The task =>
Repeat all of the material below exactly as written, images excluded.

Data provided =>
■ ■ ■ ■
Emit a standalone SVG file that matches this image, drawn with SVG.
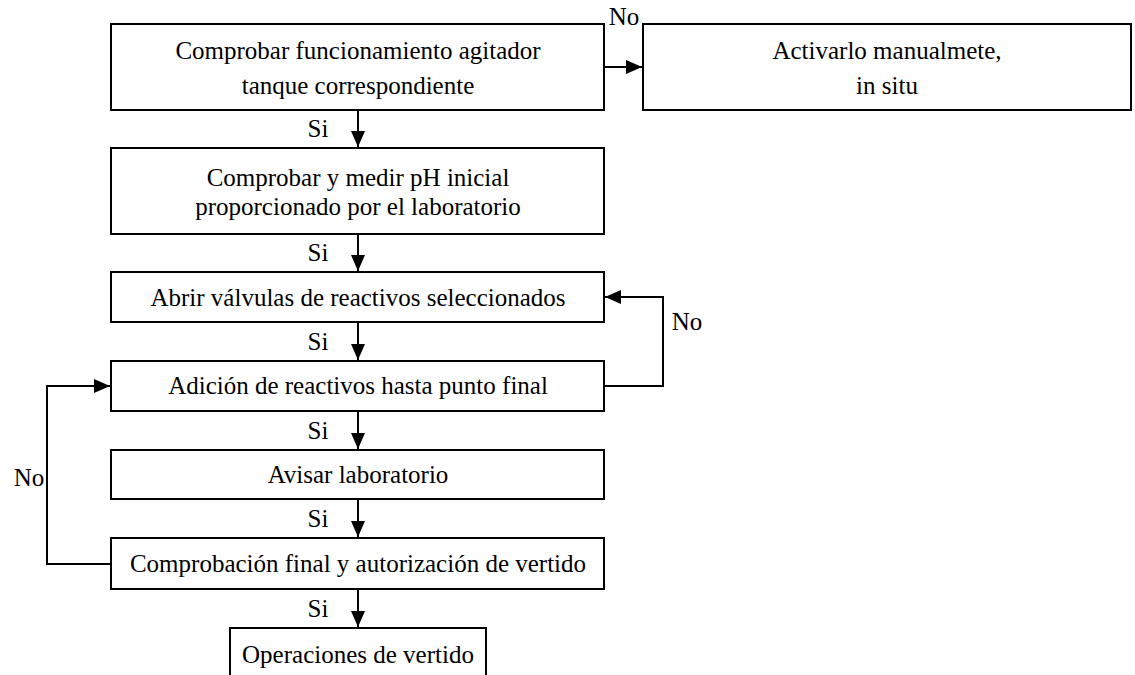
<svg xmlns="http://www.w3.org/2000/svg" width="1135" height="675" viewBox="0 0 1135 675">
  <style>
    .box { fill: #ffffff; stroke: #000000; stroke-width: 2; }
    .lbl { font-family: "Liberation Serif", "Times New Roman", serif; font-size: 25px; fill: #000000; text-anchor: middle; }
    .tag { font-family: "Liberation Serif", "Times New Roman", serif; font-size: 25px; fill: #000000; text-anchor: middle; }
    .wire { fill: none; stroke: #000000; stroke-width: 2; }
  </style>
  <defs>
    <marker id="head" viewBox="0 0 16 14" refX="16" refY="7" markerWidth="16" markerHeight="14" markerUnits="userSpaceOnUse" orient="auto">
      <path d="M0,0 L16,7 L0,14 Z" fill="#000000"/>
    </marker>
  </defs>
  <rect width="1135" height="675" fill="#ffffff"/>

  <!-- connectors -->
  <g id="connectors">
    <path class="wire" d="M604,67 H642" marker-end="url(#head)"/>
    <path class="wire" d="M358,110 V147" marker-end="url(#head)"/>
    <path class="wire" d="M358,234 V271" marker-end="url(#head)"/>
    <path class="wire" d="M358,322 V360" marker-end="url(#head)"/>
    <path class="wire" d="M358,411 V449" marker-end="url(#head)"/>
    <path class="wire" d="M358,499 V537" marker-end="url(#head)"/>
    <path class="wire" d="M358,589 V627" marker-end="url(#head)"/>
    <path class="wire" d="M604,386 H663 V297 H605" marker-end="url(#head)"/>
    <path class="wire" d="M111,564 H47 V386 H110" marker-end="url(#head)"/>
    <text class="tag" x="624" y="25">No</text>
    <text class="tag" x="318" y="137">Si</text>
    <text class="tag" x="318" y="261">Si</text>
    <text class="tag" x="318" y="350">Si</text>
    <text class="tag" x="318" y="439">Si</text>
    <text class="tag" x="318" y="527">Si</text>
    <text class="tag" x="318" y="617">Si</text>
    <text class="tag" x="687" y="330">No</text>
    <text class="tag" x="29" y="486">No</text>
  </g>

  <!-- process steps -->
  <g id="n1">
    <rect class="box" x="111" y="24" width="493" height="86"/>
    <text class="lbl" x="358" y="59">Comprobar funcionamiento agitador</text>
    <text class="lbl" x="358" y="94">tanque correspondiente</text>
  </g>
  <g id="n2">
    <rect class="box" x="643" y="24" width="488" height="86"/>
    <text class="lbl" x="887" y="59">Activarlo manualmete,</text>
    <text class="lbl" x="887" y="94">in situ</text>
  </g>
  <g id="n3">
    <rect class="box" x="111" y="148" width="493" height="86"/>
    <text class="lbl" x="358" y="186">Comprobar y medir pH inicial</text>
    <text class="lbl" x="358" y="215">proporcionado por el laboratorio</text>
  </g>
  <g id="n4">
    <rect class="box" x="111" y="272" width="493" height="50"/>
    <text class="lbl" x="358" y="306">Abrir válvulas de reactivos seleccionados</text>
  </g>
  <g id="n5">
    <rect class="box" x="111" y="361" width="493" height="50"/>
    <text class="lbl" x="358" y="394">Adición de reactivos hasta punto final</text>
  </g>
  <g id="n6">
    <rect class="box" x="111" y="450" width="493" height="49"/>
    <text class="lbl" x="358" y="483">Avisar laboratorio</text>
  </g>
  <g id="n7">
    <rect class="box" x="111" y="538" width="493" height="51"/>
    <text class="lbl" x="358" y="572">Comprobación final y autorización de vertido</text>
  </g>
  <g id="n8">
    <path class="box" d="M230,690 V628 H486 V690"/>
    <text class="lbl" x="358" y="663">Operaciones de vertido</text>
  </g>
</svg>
■ ■ ■ ■
Response for this exercise =>
Emit a standalone SVG file that matches this image, drawn with SVG.
<svg xmlns="http://www.w3.org/2000/svg" width="1135" height="675" viewBox="0 0 1135 675">
  <style>
    .box { fill: #ffffff; stroke: #000000; stroke-width: 2; }
    .lbl { font-family: "Liberation Serif", "Times New Roman", serif; font-size: 25px; fill: #000000; text-anchor: middle; }
    .tag { font-family: "Liberation Serif", "Times New Roman", serif; font-size: 25px; fill: #000000; text-anchor: middle; }
    .wire { fill: none; stroke: #000000; stroke-width: 2; }
  </style>
  <defs>
    <marker id="head" viewBox="0 0 16 14" refX="16" refY="7" markerWidth="16" markerHeight="14" markerUnits="userSpaceOnUse" orient="auto">
      <path d="M0,0 L16,7 L0,14 Z" fill="#000000"/>
    </marker>
  </defs>
  <rect width="1135" height="675" fill="#ffffff"/>

  <!-- connectors -->
  <g id="connectors">
    <path class="wire" d="M604,67 H642" marker-end="url(#head)"/>
    <path class="wire" d="M358,110 V147" marker-end="url(#head)"/>
    <path class="wire" d="M358,234 V271" marker-end="url(#head)"/>
    <path class="wire" d="M358,322 V360" marker-end="url(#head)"/>
    <path class="wire" d="M358,411 V449" marker-end="url(#head)"/>
    <path class="wire" d="M358,499 V537" marker-end="url(#head)"/>
    <path class="wire" d="M358,589 V627" marker-end="url(#head)"/>
    <path class="wire" d="M604,386 H663 V297 H605" marker-end="url(#head)"/>
    <path class="wire" d="M111,564 H47 V386 H110" marker-end="url(#head)"/>
    <text class="tag" x="624" y="25">No</text>
    <text class="tag" x="318" y="137">Si</text>
    <text class="tag" x="318" y="261">Si</text>
    <text class="tag" x="318" y="350">Si</text>
    <text class="tag" x="318" y="439">Si</text>
    <text class="tag" x="318" y="527">Si</text>
    <text class="tag" x="318" y="617">Si</text>
    <text class="tag" x="687" y="330">No</text>
    <text class="tag" x="29" y="486">No</text>
  </g>

  <!-- process steps -->
  <g id="n1">
    <rect class="box" x="111" y="24" width="493" height="86"/>
    <text class="lbl" x="358" y="59">Comprobar funcionamiento agitador</text>
    <text class="lbl" x="358" y="94">tanque correspondiente</text>
  </g>
  <g id="n2">
    <rect class="box" x="643" y="24" width="488" height="86"/>
    <text class="lbl" x="887" y="59">Activarlo manualmete,</text>
    <text class="lbl" x="887" y="94">in situ</text>
  </g>
  <g id="n3">
    <rect class="box" x="111" y="148" width="493" height="86"/>
    <text class="lbl" x="358" y="186">Comprobar y medir pH inicial</text>
    <text class="lbl" x="358" y="215">proporcionado por el laboratorio</text>
  </g>
  <g id="n4">
    <rect class="box" x="111" y="272" width="493" height="50"/>
    <text class="lbl" x="358" y="306">Abrir válvulas de reactivos seleccionados</text>
  </g>
  <g id="n5">
    <rect class="box" x="111" y="361" width="493" height="50"/>
    <text class="lbl" x="358" y="394">Adición de reactivos hasta punto final</text>
  </g>
  <g id="n6">
    <rect class="box" x="111" y="450" width="493" height="49"/>
    <text class="lbl" x="358" y="483">Avisar laboratorio</text>
  </g>
  <g id="n7">
    <rect class="box" x="111" y="538" width="493" height="51"/>
    <text class="lbl" x="358" y="572">Comprobación final y autorización de vertido</text>
  </g>
  <g id="n8">
    <path class="box" d="M230,690 V628 H486 V690"/>
    <text class="lbl" x="358" y="663">Operaciones de vertido</text>
  </g>
</svg>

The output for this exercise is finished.